In senso più geopolitico, il Summit sul clima si è dimostrato un’occasione per ribadire la posizione centrale e di leadership degli Stati Uniti nella lotta per la tutela del clima. Insomma, un cambio di passo che dà nuova speranza affinché si raggiungano gli obiettivi prestabiliti, visto anche che al momento gli Stati Uniti sono responsabili da soli del 15% delle emissioni a livello globale.

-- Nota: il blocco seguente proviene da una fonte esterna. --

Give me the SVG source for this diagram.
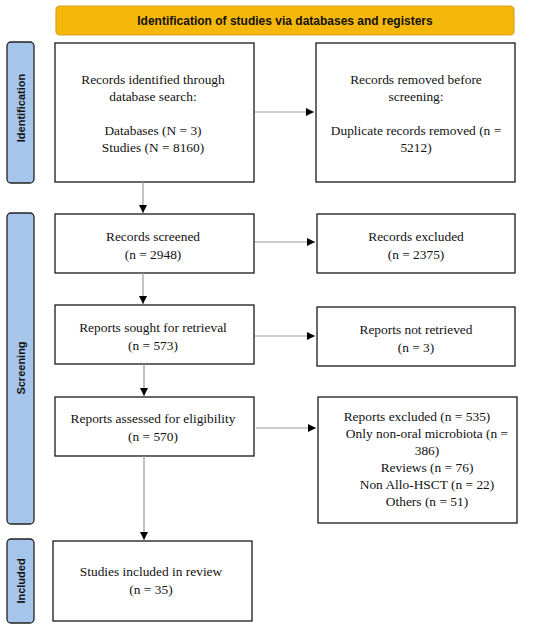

Il ruolo fondamentale di Cina e Russia
Tra i leader mondiali che hanno partecipato al Summit, hanno fatto notizia soprattutto i nomi del presidente della Cina e della Russia, visti i recenti attriti internazionali e i molti dubbi sulla loro presenza alla vigilia dell'evento. In particolare, come sappiamo, l’impegno della Cina è decisivo per rendere possibile il processo globale di transizione ecologica, visto che da produce il 28% delle emissioni dell'intero pianeta. Gli intenti del presidente Xi Jinping sono chiari: neutralità climatica nel 2060 e picco delle emissioni di CO2 nel 2030. Ossia, nel corso degli anni Venti si continuerà comunque a emettere sempre di più, per poi invertire finalmente la rotta.
La collaborazione tra Cina e Stati Uniti è essenziale anche in vista del prossimo appuntamento mondiale per la gestione della transizione ecologica: la Climate Change Conference Cop26 in programma a Glasgow, nel Regno Unito, dal primo al 12 novembre prossimi. Allo stesso modo Vladimir Putin, sul fronte russo, ha mostrato grande entusiasmo per la collaborazione internazionale nel ridurre le emissioni inquinanti, e nel suo intervento ha confermato che il suo paese farà la propria parte.